--- Problem description ---
Only the lines from the start of the data through the one containing "u1916_ill_hi = [0.44, 0.76, 1.10, 1.45, 1.80]" belong in your answer; return them exactly.

--- Data ---
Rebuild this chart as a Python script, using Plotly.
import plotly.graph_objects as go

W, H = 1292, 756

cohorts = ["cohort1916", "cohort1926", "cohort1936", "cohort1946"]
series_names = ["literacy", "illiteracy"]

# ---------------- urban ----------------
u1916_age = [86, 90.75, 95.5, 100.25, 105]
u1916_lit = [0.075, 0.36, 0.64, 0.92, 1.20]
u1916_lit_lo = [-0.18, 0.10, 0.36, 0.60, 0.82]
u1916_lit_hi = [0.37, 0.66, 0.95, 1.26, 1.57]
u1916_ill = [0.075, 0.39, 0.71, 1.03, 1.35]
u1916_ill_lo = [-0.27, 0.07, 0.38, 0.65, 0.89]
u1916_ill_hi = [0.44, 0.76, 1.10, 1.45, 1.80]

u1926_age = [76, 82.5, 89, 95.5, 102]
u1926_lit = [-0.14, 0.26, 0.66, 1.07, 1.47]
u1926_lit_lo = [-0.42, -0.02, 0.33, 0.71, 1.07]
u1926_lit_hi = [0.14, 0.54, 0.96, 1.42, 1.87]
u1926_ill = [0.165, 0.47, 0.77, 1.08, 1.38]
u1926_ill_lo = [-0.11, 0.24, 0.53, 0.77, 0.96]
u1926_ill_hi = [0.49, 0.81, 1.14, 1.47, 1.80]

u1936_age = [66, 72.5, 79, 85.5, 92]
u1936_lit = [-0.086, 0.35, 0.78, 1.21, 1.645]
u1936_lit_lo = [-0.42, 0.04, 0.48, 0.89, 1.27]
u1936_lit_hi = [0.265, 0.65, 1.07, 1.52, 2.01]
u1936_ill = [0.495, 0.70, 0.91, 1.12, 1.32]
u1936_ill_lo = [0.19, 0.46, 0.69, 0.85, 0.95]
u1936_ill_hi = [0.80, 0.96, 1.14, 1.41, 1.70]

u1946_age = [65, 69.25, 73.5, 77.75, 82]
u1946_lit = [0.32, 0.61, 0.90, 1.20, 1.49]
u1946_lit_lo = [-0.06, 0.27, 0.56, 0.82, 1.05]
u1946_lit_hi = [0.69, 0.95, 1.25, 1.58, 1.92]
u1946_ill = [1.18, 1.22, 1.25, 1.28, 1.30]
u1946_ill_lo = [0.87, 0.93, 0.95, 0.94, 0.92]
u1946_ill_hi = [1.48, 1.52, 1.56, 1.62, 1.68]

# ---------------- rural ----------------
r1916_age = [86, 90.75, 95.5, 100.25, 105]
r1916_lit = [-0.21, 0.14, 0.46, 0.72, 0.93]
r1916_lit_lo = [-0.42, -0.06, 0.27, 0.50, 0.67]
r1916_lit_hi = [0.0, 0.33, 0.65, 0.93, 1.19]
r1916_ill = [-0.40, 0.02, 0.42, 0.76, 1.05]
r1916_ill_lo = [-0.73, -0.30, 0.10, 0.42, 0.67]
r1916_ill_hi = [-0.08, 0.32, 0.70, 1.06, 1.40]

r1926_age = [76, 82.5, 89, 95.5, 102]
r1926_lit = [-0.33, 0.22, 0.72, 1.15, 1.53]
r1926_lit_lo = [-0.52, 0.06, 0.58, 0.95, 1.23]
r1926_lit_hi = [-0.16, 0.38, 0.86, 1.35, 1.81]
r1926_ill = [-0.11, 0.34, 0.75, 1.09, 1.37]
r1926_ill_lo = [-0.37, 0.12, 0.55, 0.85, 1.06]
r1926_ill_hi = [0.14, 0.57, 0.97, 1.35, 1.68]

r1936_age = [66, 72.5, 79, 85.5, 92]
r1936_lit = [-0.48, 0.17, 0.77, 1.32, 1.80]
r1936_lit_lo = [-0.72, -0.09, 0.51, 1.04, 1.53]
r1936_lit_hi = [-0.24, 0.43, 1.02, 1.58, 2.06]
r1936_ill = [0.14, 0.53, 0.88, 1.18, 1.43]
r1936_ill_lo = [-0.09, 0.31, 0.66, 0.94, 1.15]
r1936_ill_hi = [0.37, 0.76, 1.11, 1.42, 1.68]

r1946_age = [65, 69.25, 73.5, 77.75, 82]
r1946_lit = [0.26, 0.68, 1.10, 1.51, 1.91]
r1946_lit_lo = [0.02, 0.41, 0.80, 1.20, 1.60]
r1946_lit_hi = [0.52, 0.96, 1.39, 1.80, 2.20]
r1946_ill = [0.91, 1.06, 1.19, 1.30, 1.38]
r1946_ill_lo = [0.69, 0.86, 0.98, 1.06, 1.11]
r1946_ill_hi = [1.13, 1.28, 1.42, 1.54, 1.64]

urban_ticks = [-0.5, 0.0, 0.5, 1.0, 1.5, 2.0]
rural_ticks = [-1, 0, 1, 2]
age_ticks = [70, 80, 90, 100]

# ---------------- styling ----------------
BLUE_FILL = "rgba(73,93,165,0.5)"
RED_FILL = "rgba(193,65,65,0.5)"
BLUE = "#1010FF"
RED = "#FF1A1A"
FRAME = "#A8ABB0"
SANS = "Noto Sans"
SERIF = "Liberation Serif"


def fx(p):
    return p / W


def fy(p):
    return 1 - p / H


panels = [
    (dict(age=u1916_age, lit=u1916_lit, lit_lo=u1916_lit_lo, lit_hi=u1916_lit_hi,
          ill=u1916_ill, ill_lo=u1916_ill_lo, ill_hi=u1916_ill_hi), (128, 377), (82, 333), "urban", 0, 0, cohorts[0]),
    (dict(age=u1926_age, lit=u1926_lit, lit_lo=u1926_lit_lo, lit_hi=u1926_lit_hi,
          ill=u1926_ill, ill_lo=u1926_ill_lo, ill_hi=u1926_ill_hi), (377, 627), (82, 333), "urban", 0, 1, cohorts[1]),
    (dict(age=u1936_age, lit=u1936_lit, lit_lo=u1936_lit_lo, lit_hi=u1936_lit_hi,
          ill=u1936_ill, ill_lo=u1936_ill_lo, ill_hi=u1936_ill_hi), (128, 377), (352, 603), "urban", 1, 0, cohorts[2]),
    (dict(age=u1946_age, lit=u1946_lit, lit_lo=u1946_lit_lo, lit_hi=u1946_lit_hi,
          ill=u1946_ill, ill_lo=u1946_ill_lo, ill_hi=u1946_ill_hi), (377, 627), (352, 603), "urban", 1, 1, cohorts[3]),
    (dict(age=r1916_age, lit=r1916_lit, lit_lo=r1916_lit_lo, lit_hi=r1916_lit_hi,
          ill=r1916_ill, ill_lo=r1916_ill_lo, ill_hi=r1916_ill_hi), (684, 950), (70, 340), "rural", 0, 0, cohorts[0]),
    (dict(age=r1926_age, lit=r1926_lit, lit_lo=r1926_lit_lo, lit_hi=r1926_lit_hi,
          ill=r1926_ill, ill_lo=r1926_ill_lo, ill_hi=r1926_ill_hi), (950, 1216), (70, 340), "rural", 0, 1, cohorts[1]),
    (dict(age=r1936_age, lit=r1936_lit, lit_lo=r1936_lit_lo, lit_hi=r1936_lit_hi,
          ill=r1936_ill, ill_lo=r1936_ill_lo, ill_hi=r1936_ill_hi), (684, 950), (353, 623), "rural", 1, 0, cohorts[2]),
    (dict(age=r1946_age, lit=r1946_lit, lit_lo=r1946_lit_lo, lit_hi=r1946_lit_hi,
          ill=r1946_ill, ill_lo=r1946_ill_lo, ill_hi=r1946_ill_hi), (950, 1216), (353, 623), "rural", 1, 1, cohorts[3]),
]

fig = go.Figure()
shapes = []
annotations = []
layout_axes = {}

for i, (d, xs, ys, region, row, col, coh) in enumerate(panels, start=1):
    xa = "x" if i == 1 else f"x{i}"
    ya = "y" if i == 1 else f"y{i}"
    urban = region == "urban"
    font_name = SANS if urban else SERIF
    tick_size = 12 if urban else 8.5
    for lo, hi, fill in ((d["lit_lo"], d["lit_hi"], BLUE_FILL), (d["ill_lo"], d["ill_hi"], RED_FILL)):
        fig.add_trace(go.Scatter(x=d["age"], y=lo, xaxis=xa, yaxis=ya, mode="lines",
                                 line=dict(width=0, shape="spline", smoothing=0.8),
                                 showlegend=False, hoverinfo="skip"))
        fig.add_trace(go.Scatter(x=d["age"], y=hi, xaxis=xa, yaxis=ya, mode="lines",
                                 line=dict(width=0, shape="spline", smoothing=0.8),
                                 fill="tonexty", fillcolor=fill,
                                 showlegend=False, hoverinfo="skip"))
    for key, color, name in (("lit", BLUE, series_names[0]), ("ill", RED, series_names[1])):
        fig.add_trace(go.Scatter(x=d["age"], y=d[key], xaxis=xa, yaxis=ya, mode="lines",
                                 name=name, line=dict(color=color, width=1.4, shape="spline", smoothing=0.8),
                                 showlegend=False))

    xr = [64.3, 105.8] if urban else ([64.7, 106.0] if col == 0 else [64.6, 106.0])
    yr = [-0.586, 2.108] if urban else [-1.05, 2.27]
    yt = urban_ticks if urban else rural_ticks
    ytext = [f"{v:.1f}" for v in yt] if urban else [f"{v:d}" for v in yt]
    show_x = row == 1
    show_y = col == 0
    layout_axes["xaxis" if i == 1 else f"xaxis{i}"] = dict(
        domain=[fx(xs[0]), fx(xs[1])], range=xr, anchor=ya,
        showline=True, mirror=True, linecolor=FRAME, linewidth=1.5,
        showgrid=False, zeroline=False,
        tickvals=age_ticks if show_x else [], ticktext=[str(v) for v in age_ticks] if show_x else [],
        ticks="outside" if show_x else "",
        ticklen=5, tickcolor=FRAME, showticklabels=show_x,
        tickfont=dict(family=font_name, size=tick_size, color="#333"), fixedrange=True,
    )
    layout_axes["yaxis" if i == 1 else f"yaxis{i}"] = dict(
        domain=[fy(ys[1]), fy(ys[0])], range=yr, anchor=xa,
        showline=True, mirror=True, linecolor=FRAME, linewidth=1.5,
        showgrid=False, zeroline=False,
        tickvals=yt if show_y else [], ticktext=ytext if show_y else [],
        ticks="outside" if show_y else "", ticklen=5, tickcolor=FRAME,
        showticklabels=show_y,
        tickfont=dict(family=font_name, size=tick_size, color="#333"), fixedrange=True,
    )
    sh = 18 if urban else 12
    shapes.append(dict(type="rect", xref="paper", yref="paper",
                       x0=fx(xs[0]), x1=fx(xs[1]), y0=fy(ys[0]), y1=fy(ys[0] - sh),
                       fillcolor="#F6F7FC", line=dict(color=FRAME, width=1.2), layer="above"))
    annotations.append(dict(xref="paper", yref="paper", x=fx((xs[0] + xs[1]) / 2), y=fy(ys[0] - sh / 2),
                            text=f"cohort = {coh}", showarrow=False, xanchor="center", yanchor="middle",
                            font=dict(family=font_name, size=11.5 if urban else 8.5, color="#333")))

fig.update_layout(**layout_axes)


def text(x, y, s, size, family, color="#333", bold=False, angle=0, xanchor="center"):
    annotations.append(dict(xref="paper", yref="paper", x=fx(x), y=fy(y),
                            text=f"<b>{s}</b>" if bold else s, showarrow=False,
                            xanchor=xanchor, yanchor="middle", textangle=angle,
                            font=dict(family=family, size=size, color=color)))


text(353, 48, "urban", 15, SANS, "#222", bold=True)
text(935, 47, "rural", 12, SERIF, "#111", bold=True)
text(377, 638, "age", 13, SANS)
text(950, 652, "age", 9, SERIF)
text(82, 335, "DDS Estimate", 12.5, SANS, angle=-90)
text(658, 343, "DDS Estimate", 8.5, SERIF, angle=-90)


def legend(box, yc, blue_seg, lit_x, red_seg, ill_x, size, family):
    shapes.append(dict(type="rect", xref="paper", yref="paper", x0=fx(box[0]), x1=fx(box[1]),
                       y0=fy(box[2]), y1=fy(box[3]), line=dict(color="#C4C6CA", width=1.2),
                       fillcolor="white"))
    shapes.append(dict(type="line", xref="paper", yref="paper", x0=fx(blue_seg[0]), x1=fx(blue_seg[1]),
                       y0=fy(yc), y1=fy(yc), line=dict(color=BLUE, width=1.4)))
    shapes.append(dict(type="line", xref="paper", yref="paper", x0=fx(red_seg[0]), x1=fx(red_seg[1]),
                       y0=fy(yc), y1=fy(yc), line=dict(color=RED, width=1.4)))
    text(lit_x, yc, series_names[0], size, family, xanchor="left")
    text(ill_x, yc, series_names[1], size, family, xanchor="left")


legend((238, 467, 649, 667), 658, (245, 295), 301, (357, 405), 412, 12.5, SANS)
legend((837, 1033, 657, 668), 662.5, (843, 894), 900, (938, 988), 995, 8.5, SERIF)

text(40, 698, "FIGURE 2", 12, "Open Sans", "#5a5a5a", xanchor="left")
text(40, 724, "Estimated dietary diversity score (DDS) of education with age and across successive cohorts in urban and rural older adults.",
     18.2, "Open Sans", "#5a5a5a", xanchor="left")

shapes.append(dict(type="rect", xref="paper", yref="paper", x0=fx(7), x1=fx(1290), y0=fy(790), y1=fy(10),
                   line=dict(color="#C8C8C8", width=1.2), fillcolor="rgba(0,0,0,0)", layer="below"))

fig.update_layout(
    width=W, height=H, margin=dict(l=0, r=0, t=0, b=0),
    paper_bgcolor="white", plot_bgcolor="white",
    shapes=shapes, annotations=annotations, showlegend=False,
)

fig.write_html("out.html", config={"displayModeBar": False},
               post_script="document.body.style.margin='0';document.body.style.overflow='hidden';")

--- Written answer ---
Rebuild this chart as a Python script, using Plotly.
import plotly.graph_objects as go

W, H = 1292, 756

cohorts = ["cohort1916", "cohort1926", "cohort1936", "cohort1946"]
series_names = ["literacy", "illiteracy"]

# ---------------- urban ----------------
u1916_age = [86, 90.75, 95.5, 100.25, 105]
u1916_lit = [0.075, 0.36, 0.64, 0.92, 1.20]
u1916_lit_lo = [-0.18, 0.10, 0.36, 0.60, 0.82]
u1916_lit_hi = [0.37, 0.66, 0.95, 1.26, 1.57]
u1916_ill = [0.075, 0.39, 0.71, 1.03, 1.35]
u1916_ill_lo = [-0.27, 0.07, 0.38, 0.65, 0.89]
u1916_ill_hi = [0.44, 0.76, 1.10, 1.45, 1.80]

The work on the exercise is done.